* **DO THIS**
Reproduce all of the data below without alteration; exclude every picture.

::::

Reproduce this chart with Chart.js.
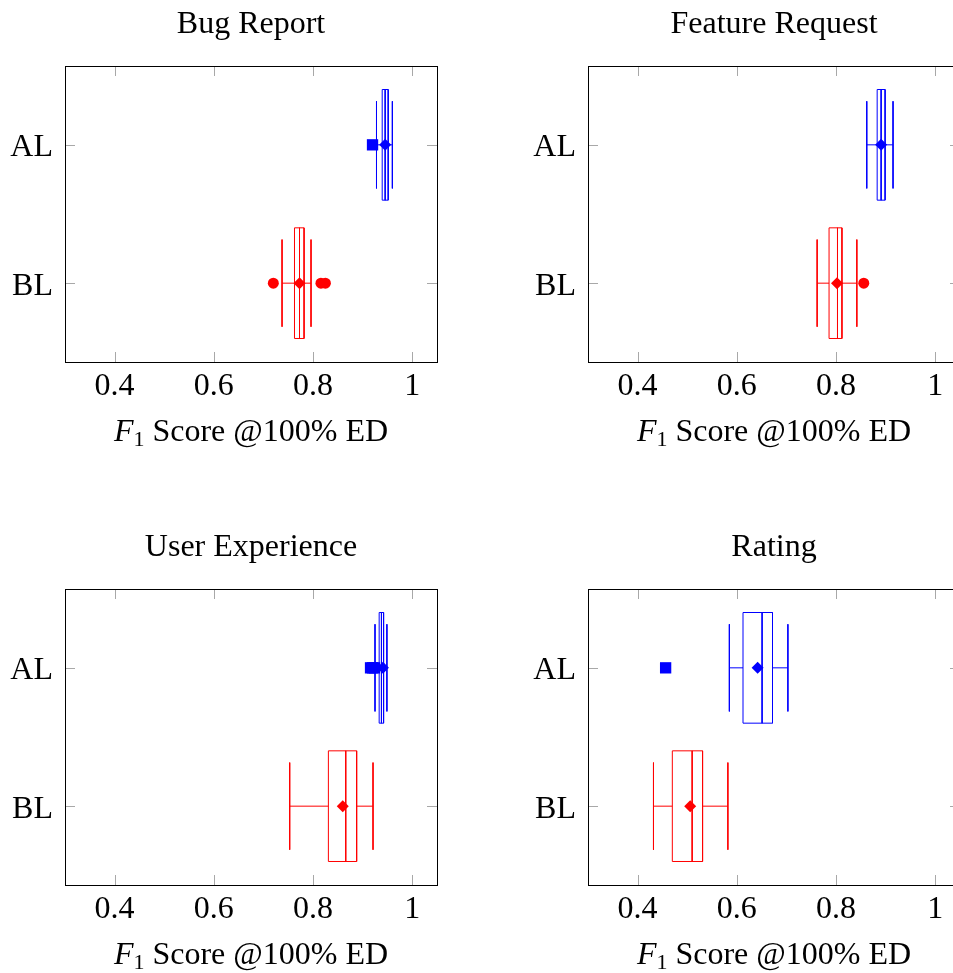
<!DOCTYPE html>
<html>
<head>
<meta charset="utf-8">
<script src="https://cdn.jsdelivr.net/npm/chart.js@4.4.1/dist/chart.umd.min.js"></script>
<style>
  html, body { margin: 0; padding: 0; background: #fff; }
  body { position: relative; width: 953px; height: 973px; overflow: hidden; }
  canvas { position: absolute; }
</style>
</head>
<body>
<canvas id="p0" width="502" height="450" style="left:0;top:0"></canvas>
<canvas id="p1" width="502" height="450" style="left:523px;top:0"></canvas>
<canvas id="p2" width="502" height="450" style="left:0;top:523px"></canvas>
<canvas id="p3" width="502" height="450" style="left:523px;top:523px"></canvas>
<script>
// ── data (one entry per panel) ──
const panelTitles = ['Bug Report', 'Feature Request', 'User Experience', 'Rating'];
const categories = ['AL', 'BL'];
const xTicks = [0.4, 0.6, 0.8, 1];

// AL box plots
const alLow   = [0.928, 0.862, 0.925, 0.585];
const alQ1    = [0.9395, 0.883, 0.9334, 0.6125];
const alMed   = [0.9455, 0.891, 0.938, 0.651];
const alQ3    = [0.9516, 0.899, 0.9423, 0.672];
const alHigh  = [0.960, 0.915, 0.949, 0.703];
const alMean  = [0.9455, 0.891, 0.941, 0.642];
const alOut   = [[0.920], [], [0.916, 0.920, 0.924], [0.4565]];

// BL box plots
const blLow   = [0.7376, 0.762, 0.753, 0.432];
const blQ1    = [0.7627, 0.786, 0.831, 0.470];
const blMed   = [0.7728, 0.803, 0.866, 0.510];
const blQ3    = [0.782, 0.812, 0.888, 0.531];
const blHigh  = [0.796, 0.842, 0.921, 0.582];
const blMean  = [0.7728, 0.802, 0.860, 0.506];
const blOut   = [[0.720, 0.816, 0.825], [0.856], [], []];

const FONT = '"Liberation Serif", "Times New Roman", serif';
const FS = 32;
const BOX_H = 0.4, CAP_H = 0.315;

const groups = [
  { pos: 1, color: '#0000ff', outStyle: 'rect', outRadius: 8,
    low: alLow, q1: alQ1, med: alMed, q3: alQ3, high: alHigh, mean: alMean, out: alOut },
  { pos: 2, color: '#ff0000', outStyle: 'circle', outRadius: 5.5,
    low: blLow, q1: blQ1, med: blMed, q3: blQ3, high: blHigh, mean: blMean, out: blOut }
];

const seg = (pts, color) => ({
  data: pts, showLine: true, borderColor: color, borderWidth: 1,
  pointRadius: 0, pointHoverRadius: 0, fill: false
});

function buildDatasets(i) {
  const marks = [], lines = [];
  groups.forEach(g => {
    const y = g.pos, c = g.color;
    marks.push({ data: [{ x: g.mean[i], y }], pointStyle: 'rectRot', pointRadius: 6,
      backgroundColor: c, borderColor: c, borderWidth: 0 });
    marks.push({ data: g.out[i].map(v => ({ x: v, y })), pointStyle: g.outStyle,
      pointRadius: g.outRadius, backgroundColor: c, borderColor: c, borderWidth: 0 });
    lines.push(seg([{ x: g.q1[i], y: y - BOX_H }, { x: g.q3[i], y: y - BOX_H },
      { x: g.q3[i], y: y + BOX_H }, { x: g.q1[i], y: y + BOX_H }, { x: g.q1[i], y: y - BOX_H }], c));
    lines.push(seg([{ x: g.med[i], y: y - BOX_H }, { x: g.med[i], y: y + BOX_H }], c));
    lines.push(seg([{ x: g.low[i], y }, { x: g.q1[i], y }], c));
    lines.push(seg([{ x: g.q3[i], y }, { x: g.high[i], y }], c));
    lines.push(seg([{ x: g.low[i], y: y - CAP_H }, { x: g.low[i], y: y + CAP_H }], c));
    lines.push(seg([{ x: g.high[i], y: y - CAP_H }, { x: g.high[i], y: y + CAP_H }], c));
  });
  return marks.concat(lines);
}

// frame, inner ticks, title and x label
const decor = {
  id: 'decor',
  afterDraw(chart, args, opts) {
    const { ctx, chartArea: a, scales: { x, y } } = chart;
    ctx.save();
    ctx.strokeStyle = '#a8a8a8';
    ctx.lineWidth = 1;
    ctx.beginPath();
    xTicks.forEach(v => {
      const px = Math.round(x.getPixelForValue(v)) + 0.5;
      ctx.moveTo(px, a.top); ctx.lineTo(px, a.top + 10);
      ctx.moveTo(px, a.bottom); ctx.lineTo(px, a.bottom - 10);
    });
    categories.forEach((c, k) => {
      const py = Math.round(y.getPixelForValue(k + 1)) + 0.5;
      ctx.moveTo(a.left, py); ctx.lineTo(a.left + 10, py);
      ctx.moveTo(a.right, py); ctx.lineTo(a.right - 10, py);
    });
    ctx.stroke();
    ctx.strokeStyle = '#000';
    ctx.strokeRect(Math.round(a.left) + 0.5, Math.round(a.top) + 0.5,
      Math.round(a.right - a.left), Math.round(a.bottom - a.top));

    const cx = (a.left + a.right) / 2;
    ctx.fillStyle = '#000';
    ctx.textBaseline = 'alphabetic';
    ctx.textAlign = 'center';
    ctx.font = FS + 'px ' + FONT;
    ctx.fillText(opts.title, cx, a.top - 33);

    // F₁ Score @100% ED
    const parts = [
      { t: 'F', f: 'italic ' + FS + 'px ' + FONT, dy: 0 },
      { t: '1', f: '22px ' + FONT, dy: 5 },
      { t: ' Score @100% ED', f: FS + 'px ' + FONT, dy: 0 }
    ];
    let total = 0;
    parts.forEach(p => { ctx.font = p.f; p.w = ctx.measureText(p.t).width; total += p.w; });
    let px = cx - total / 2;
    const base = a.bottom + 79;
    ctx.textAlign = 'left';
    parts.forEach(p => { ctx.font = p.f; ctx.fillText(p.t, px, base + p.dy); px += p.w; });
    ctx.restore();
  }
};

Chart.defaults.font.family = FONT;
Chart.defaults.font.size = FS;
Chart.defaults.color = '#000';

panelTitles.forEach((title, i) => {
  new Chart(document.getElementById('p' + i), {
    type: 'scatter',
    data: { datasets: buildDatasets(i) },
    options: {
      responsive: false, animation: false, events: [],
      layout: { padding: { top: 66, right: 65, left: 0, bottom: 0 } },
      plugins: { legend: { display: false }, tooltip: { enabled: false }, decor: { title } },
      scales: {
        x: {
          type: 'linear', min: 0.3, max: 1.05,
          grid: { display: false, drawTicks: false }, border: { display: false },
          afterBuildTicks: s => { s.ticks = xTicks.map(v => ({ value: v })); },
          afterFit: s => { s.height = 88; },
          ticks: { padding: 5, maxRotation: 0, callback: v => String(v) }
        },
        y: {
          type: 'linear', min: 0.43, max: 2.57, reverse: true,
          grid: { display: false, drawTicks: false }, border: { display: false },
          afterBuildTicks: s => { s.ticks = categories.map((c, k) => ({ value: k + 1 })); },
          afterFit: s => { s.width = 65; },
          ticks: { padding: 12, labelOffset: 3, callback: v => categories[v - 1] }
        }
      }
    },
    plugins: [decor]
  });
});
</script>
</body>
</html>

::::

* **EXERCISE SOLUTION**
Reproduce this chart with Chart.js.
<!DOCTYPE html>
<html>
<head>
<meta charset="utf-8">
<script src="https://cdn.jsdelivr.net/npm/chart.js@4.4.1/dist/chart.umd.min.js"></script>
<style>
  html, body { margin: 0; padding: 0; background: #fff; }
  body { position: relative; width: 953px; height: 973px; overflow: hidden; }
  canvas { position: absolute; }
</style>
</head>
<body>
<canvas id="p0" width="502" height="450" style="left:0;top:0"></canvas>
<canvas id="p1" width="502" height="450" style="left:523px;top:0"></canvas>
<canvas id="p2" width="502" height="450" style="left:0;top:523px"></canvas>
<canvas id="p3" width="502" height="450" style="left:523px;top:523px"></canvas>
<script>
// ── data (one entry per panel) ──
const panelTitles = ['Bug Report', 'Feature Request', 'User Experience', 'Rating'];
const categories = ['AL', 'BL'];
const xTicks = [0.4, 0.6, 0.8, 1];

// AL box plots
const alLow   = [0.928, 0.862, 0.925, 0.585];
const alQ1    = [0.9395, 0.883, 0.9334, 0.6125];
const alMed   = [0.9455, 0.891, 0.938, 0.651];
const alQ3    = [0.9516, 0.899, 0.9423, 0.672];
const alHigh  = [0.960, 0.915, 0.949, 0.703];
const alMean  = [0.9455, 0.891, 0.941, 0.642];
const alOut   = [[0.920], [], [0.916, 0.920, 0.924], [0.4565]];

// BL box plots
const blLow   = [0.7376, 0.762, 0.753, 0.432];
const blQ1    = [0.7627, 0.786, 0.831, 0.470];
const blMed   = [0.7728, 0.803, 0.866, 0.510];
const blQ3    = [0.782, 0.812, 0.888, 0.531];
const blHigh  = [0.796, 0.842, 0.921, 0.582];
const blMean  = [0.7728, 0.802, 0.860, 0.506];
const blOut   = [[0.720, 0.816, 0.825], [0.856], [], []];

const FONT = '"Liberation Serif", "Times New Roman", serif';
const FS = 32;
const BOX_H = 0.4, CAP_H = 0.315;

const groups = [
  { pos: 1, color: '#0000ff', outStyle: 'rect', outRadius: 8,
    low: alLow, q1: alQ1, med: alMed, q3: alQ3, high: alHigh, mean: alMean, out: alOut },
  { pos: 2, color: '#ff0000', outStyle: 'circle', outRadius: 5.5,
    low: blLow, q1: blQ1, med: blMed, q3: blQ3, high: blHigh, mean: blMean, out: blOut }
];

const seg = (pts, color) => ({
  data: pts, showLine: true, borderColor: color, borderWidth: 1,
  pointRadius: 0, pointHoverRadius: 0, fill: false
});

function buildDatasets(i) {
  const marks = [], lines = [];
  groups.forEach(g => {
    const y = g.pos, c = g.color;
    marks.push({ data: [{ x: g.mean[i], y }], pointStyle: 'rectRot', pointRadius: 6,
      backgroundColor: c, borderColor: c, borderWidth: 0 });
    marks.push({ data: g.out[i].map(v => ({ x: v, y })), pointStyle: g.outStyle,
      pointRadius: g.outRadius, backgroundColor: c, borderColor: c, borderWidth: 0 });
    lines.push(seg([{ x: g.q1[i], y: y - BOX_H }, { x: g.q3[i], y: y - BOX_H },
      { x: g.q3[i], y: y + BOX_H }, { x: g.q1[i], y: y + BOX_H }, { x: g.q1[i], y: y - BOX_H }], c));
    lines.push(seg([{ x: g.med[i], y: y - BOX_H }, { x: g.med[i], y: y + BOX_H }], c));
    lines.push(seg([{ x: g.low[i], y }, { x: g.q1[i], y }], c));
    lines.push(seg([{ x: g.q3[i], y }, { x: g.high[i], y }], c));
    lines.push(seg([{ x: g.low[i], y: y - CAP_H }, { x: g.low[i], y: y + CAP_H }], c));
    lines.push(seg([{ x: g.high[i], y: y - CAP_H }, { x: g.high[i], y: y + CAP_H }], c));
  });
  return marks.concat(lines);
}

// frame, inner ticks, title and x label
const decor = {
  id: 'decor',
  afterDraw(chart, args, opts) {
    const { ctx, chartArea: a, scales: { x, y } } = chart;
    ctx.save();
    ctx.strokeStyle = '#a8a8a8';
    ctx.lineWidth = 1;
    ctx.beginPath();
    xTicks.forEach(v => {
      const px = Math.round(x.getPixelForValue(v)) + 0.5;
      ctx.moveTo(px, a.top); ctx.lineTo(px, a.top + 10);
      ctx.moveTo(px, a.bottom); ctx.lineTo(px, a.bottom - 10);
    });
    categories.forEach((c, k) => {
      const py = Math.round(y.getPixelForValue(k + 1)) + 0.5;
      ctx.moveTo(a.left, py); ctx.lineTo(a.left + 10, py);
      ctx.moveTo(a.right, py); ctx.lineTo(a.right - 10, py);
    });
    ctx.stroke();
    ctx.strokeStyle = '#000';
    ctx.strokeRect(Math.round(a.left) + 0.5, Math.round(a.top) + 0.5,
      Math.round(a.right - a.left), Math.round(a.bottom - a.top));

    const cx = (a.left + a.right) / 2;
    ctx.fillStyle = '#000';
    ctx.textBaseline = 'alphabetic';
    ctx.textAlign = 'center';
    ctx.font = FS + 'px ' + FONT;
    ctx.fillText(opts.title, cx, a.top - 33);

    // F₁ Score @100% ED
    const parts = [
      { t: 'F', f: 'italic ' + FS + 'px ' + FONT, dy: 0 },
      { t: '1', f: '22px ' + FONT, dy: 5 },
      { t: ' Score @100% ED', f: FS + 'px ' + FONT, dy: 0 }
    ];
    let total = 0;
    parts.forEach(p => { ctx.font = p.f; p.w = ctx.measureText(p.t).width; total += p.w; });
    let px = cx - total / 2;
    const base = a.bottom + 79;
    ctx.textAlign = 'left';
    parts.forEach(p => { ctx.font = p.f; ctx.fillText(p.t, px, base + p.dy); px += p.w; });
    ctx.restore();
  }
};

Chart.defaults.font.family = FONT;
Chart.defaults.font.size = FS;
Chart.defaults.color = '#000';

panelTitles.forEach((title, i) => {
  new Chart(document.getElementById('p' + i), {
    type: 'scatter',
    data: { datasets: buildDatasets(i) },
    options: {
      responsive: false, animation: false, events: [],
      layout: { padding: { top: 66, right: 65, left: 0, bottom: 0 } },
      plugins: { legend: { display: false }, tooltip: { enabled: false }, decor: { title } },
      scales: {
        x: {
          type: 'linear', min: 0.3, max: 1.05,
          grid: { display: false, drawTicks: false }, border: { display: false },
          afterBuildTicks: s => { s.ticks = xTicks.map(v => ({ value: v })); },
          afterFit: s => { s.height = 88; },
          ticks: { padding: 5, maxRotation: 0, callback: v => String(v) }
        },
        y: {
          type: 'linear', min: 0.43, max: 2.57, reverse: true,
          grid: { display: false, drawTicks: false }, border: { display: false },
          afterBuildTicks: s => { s.ticks = categories.map((c, k) => ({ value: k + 1 })); },
          afterFit: s => { s.width = 65; },
          ticks: { padding: 12, labelOffset: 3, callback: v => categories[v - 1] }
        }
      }
    },
    plugins: [decor]
  });
});
</script>
</body>
</html>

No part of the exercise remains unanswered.